Institute for Financial Transparency

Shining a light on the opaque corners of finance

19
Oct
2018
0

Disclosure Gaps: Environmental, Social and Governance

The SEC has been looking for a private market solution like the Transparency Label Initiative to take over its public role of requiring disclosure.

This interesting fact was included in a report from the Center for American Progress on how existing disclosure regulations fail.  The report’s authors focus on the regulations failure to require consistent, comparable and reliable disclosure of environmental, social and governance information.  What caught my attention wasn’t just the call for a private market solution or the failure of the disclosure regulations, but the authors identify all the reasons working with the SEC is unlikely to cure this disclosure failure.  The report reads like a marketing piece for the Transparency Label Initiative.

Why?

Because the Transparency Label Initiative is a private market solution for requiring the information investors need to know what they own.  The Initiative includes environmental, social and governance disclosure in its assessment of whether or not a company qualifies for a label indicating investors can know what they own.

The authors start by explaining why we have disclosure regulations by looking at

the question of whether investors, markets, and key corporate stakeholders are sufficiently informed—and from that information, empowered—to do the basic work of the capital markets: drive smart capital decisions for the long term. This report asserts that the answer to that question is “no.” Shareholders and stakeholders of all types and sizes do not have access to the long-term-oriented information they need….

How are investors suppose to get this information?

Public oversight of the nation’s stock markets is premised on the need for government to mandate corporate transparency.

Why?

Corporations are understandably unwilling to voluntarily share information that might not be flattering but that investors and the public need to distinguish between good and bad investments. Moreover, information must be shared in a consistent, comparable, and reliable manner for it to be useful to investors and the public—and hence to enable efficient markets.

In the early 1930s, the Pecora Commission established investors were unable to force firms to disclose the necessary information so they could know what they owned.  The reason why investors couldn’t do this is no investment requires every investor.  They only need a subset of investors.  Wall Street understood how to find the subset of investors who were willing to blindly bet on any specific investment.

Since the investors hadn’t found a way to organize themselves, the FDR Administration did if for them.

The Securities and Exchange Commission (SEC) was created during the Great Depression to address market failures and ensure this very transparency.

However,

Over the years, as investors, the economy, and the public interest have evolved, the SEC has had to update its requirements.
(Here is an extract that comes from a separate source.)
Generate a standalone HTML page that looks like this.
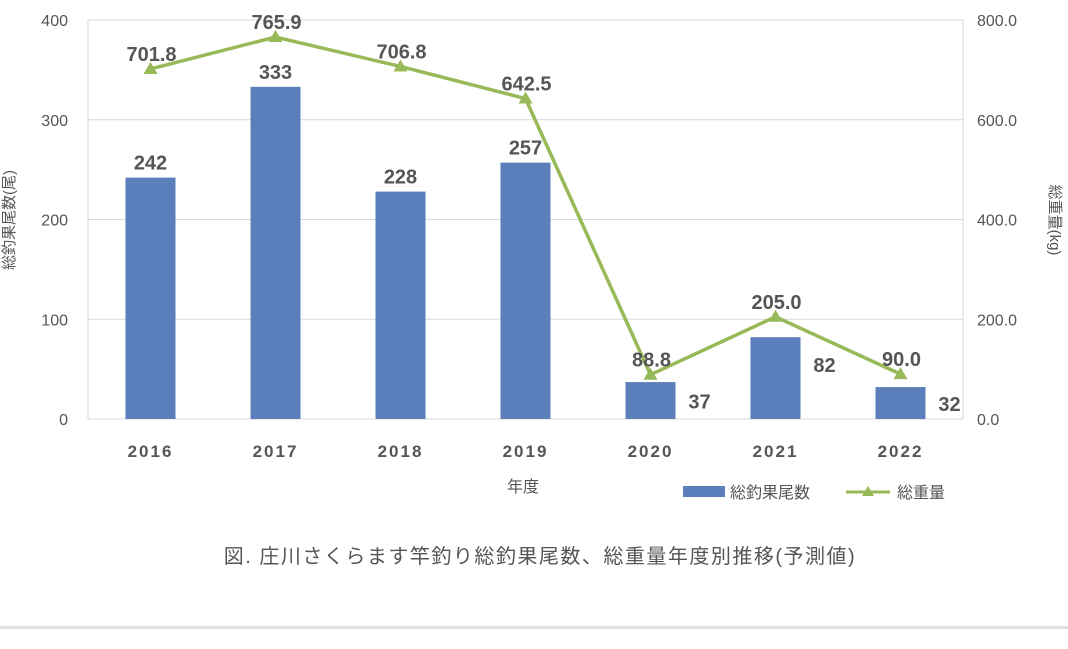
<!DOCTYPE html>
<html><head><meta charset="utf-8"><style>
body{margin:0;background:#fff;}
svg text{font-family:"Liberation Sans","Noto Sans CJK JP",sans-serif;}
</style></head><body>
<svg width="1068" height="644" viewBox="0 0 1068 644">
<g id="grid"></g><g id="bars"></g><g id="line"></g><g id="labels"></g>
<text x="523" y="492" font-size="16" fill="#555" text-anchor="middle">年度</text>
<text transform="translate(14,220) rotate(-90)" font-size="15" fill="#555" text-anchor="middle">総釣果尾数(尾)</text>
<text transform="translate(1050,220) rotate(90)" font-size="15" fill="#555" text-anchor="middle">総重量(kg)</text>
<g>
<rect x="683" y="486" width="42" height="11" fill="#5a7fba"/>
<text x="730" y="498" font-size="16" fill="#555">総釣果尾数</text>
<line x1="846" y1="492" x2="890" y2="492" stroke="#98b957" stroke-width="3"/>
<polygon points="868,486 874,496 862,496" fill="#98b957"/>
<text x="897" y="498" font-size="16" fill="#555">総重量</text>
</g>
<text x="540" y="563" font-size="20" fill="#555" text-anchor="middle" letter-spacing="1.5">図. 庄川さくらます竿釣り総釣果尾数、総重量年度別推移(予測値)</text>
<rect x="0" y="626" width="1068" height="3" fill="#e0e0e0"/>
</svg>
<script>
const categories=["2016","2017","2018","2019","2020","2021","2022"];
const counts=[242,333,228,257,37,82,32];
const weights=[701.8,765.9,706.8,642.5,88.8,205.0,90.0];
const leftTicks=[0,100,200,300,400];
const rightTicks=[0,200,400,600,800];
const NS="http://www.w3.org/2000/svg";
const L=88,R=963,T=20,B=419;
const step=(R-L)/categories.length;
const xc=i=>L+step*(i+0.5);
const yl=v=>B-(v/400)*(B-T);
const yr=v=>B-(v/800)*(B-T);
function mk(tag,attrs,parent,txt){const e=document.createElementNS(NS,tag);for(const k in attrs)e.setAttribute(k,attrs[k]);if(txt!==undefined)e.textContent=txt;parent.appendChild(e);return e;}
const grid=document.getElementById('grid'),bars=document.getElementById('bars'),line=document.getElementById('line'),labels=document.getElementById('labels');
leftTicks.forEach((v,i)=>{
 const g=mk('line',{x1:L,x2:R,y1:yl(v),y2:yl(v),stroke:'#d9d9d9','stroke-width':1},grid);
 
 
 const t=mk('text',{x:L-20,y:yl(v)+6,'font-size':16,fill:'#555','text-anchor':'end'},grid,String(v));
 
 
});
rightTicks.forEach(v=>{
 const t=mk('text',{x:R+14,y:yr(v)+6,'font-size':16,fill:'#555'},grid,v.toFixed(1));
 
 
});
mk('line',{x1:L,x2:L,y1:T,y2:B,stroke:'#d9d9d9'},grid);
mk('line',{x1:R,x2:R,y1:T,y2:B,stroke:'#d9d9d9'},grid);
categories.forEach((c,i)=>{
 const t=mk('text',{x:xc(i),y:457,'font-size':17,'font-weight':'bold',fill:'#555','text-anchor':'middle','letter-spacing':'2'},labels,c);
 
 
 const r=mk('rect',{x:xc(i)-25,y:yl(counts[i]),width:50,height:B-yl(counts[i]),fill:'#5a7fba'},bars);
 
 
 const inside=counts[i]>150;
 const bl=mk('text',{x:inside?xc(i):xc(i)+49,y:inside?yl(counts[i])-8:yl(counts[i])+Math.min(35,(B-yl(counts[i]))/2+8),'font-size':20,'font-weight':'bold',fill:'#555','text-anchor':'middle'},labels,String(counts[i]));
 
 
});
const pts=weights.map((w,i)=>xc(i)+','+yr(w)).join(' ');
const pl=mk('polyline',{points:pts,fill:'none',stroke:'#98b957','stroke-width':3.5},line);


weights.forEach((w,i)=>{
 const x=xc(i),y=yr(w);
 const p=mk('polygon',{points:`${x},${y-7} ${x+7},${y+5} ${x-7},${y+5}`,fill:'#98b957'},line);
 
 
 const t=mk('text',{x:x+1,y:y-8,'font-size':20,'font-weight':'bold',fill:'#555','text-anchor':'middle'},labels,w.toFixed(1));
 
 
});
</script>
</body></html>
When it has failed to do so, the consequences to investors of all types and to the public interest have been severe.

Regular readers know the consequences of its failure to ensure transparency was the Great Financial Crisis.  The crisis took place along the multi-trillion dollar opacity fault line in the global financial system.

As a result of the financial crisis, has the SEC restored transparency?
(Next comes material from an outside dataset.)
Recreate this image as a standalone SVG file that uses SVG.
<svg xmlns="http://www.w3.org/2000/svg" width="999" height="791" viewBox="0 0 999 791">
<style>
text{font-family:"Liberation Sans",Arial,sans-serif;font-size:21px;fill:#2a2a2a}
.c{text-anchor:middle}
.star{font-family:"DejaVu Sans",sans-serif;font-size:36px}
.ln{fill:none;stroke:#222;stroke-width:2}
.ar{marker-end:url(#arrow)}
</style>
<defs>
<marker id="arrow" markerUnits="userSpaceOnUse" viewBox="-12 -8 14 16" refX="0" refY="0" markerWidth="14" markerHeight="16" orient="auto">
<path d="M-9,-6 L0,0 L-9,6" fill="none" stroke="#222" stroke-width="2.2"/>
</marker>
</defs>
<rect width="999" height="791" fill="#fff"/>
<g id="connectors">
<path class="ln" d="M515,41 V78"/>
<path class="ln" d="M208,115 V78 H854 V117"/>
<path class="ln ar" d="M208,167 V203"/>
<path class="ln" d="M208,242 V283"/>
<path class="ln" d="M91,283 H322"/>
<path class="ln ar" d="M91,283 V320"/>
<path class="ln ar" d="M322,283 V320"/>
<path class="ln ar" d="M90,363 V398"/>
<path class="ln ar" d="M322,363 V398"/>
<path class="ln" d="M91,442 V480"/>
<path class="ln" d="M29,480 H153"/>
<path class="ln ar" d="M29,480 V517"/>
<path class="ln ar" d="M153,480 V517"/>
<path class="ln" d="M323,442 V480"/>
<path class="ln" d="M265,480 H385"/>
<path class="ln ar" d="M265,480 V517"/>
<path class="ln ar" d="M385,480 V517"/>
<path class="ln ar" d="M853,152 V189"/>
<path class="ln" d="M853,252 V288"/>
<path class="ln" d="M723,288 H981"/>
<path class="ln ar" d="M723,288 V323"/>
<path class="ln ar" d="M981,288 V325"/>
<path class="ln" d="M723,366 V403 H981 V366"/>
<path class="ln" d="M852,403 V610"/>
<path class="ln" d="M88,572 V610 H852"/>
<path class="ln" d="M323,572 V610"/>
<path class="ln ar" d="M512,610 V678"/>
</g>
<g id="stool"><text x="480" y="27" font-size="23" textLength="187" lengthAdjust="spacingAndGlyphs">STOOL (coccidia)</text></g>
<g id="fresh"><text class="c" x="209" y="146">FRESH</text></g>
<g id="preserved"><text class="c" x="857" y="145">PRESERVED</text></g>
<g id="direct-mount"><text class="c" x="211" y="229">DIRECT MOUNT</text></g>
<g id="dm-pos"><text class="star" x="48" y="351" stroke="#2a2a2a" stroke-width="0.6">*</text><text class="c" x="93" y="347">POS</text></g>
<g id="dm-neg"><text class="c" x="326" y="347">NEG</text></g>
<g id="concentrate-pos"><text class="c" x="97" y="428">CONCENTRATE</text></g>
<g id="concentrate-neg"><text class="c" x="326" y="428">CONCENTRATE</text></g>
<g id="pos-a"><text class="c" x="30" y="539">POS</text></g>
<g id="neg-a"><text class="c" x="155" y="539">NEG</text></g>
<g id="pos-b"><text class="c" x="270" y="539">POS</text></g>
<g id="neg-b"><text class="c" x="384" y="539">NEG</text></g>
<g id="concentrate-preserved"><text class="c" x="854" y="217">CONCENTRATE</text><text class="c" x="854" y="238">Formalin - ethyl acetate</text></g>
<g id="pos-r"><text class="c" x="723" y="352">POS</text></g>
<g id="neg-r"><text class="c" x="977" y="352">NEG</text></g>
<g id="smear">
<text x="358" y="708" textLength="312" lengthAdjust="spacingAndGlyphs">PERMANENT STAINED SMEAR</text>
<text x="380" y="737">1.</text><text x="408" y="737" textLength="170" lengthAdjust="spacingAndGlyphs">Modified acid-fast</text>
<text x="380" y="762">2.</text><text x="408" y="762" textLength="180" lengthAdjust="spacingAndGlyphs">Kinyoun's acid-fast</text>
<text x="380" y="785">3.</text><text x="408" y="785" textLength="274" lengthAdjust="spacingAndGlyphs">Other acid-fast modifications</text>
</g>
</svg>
Today, the SEC is behind the curve on mandating the disclosure of sufficient long-term-oriented information, especially ESG information.

The SEC is also behind the curve on restoring transparency.  For example, the banks are still black boxes.

Why is the SEC behind the curve?  Wall Street captured the process by which disclosure regulations are set.  For example, the SEC issued new disclosure regulations for subprime mortgage-backed deals that leave these deals every bit as opaque as they were before the updated regulations were issued.

So what is the alternative to the SEC?

Its reliance to date on the private market to execute this public regulatory function has not worked.

Not surprising given the SEC has done nothing to boost the single private market solution in existence:  the Transparency Label Initiative.

Regular readers know the Initiative is the private market solution for taking over the SEC’s disclosure function.  The Initiative recognizes the SEC sets minimum disclosure requirements.  The Initiative uses its label to identify which firms provide investors with the information they need to know what they own.  Sometimes, the information needed to be awarded a label is the same as the SEC requires.  In most cases, the information required to be awarded a label is substantially more.  Examples of this additional required information is the environmental, social and governance information.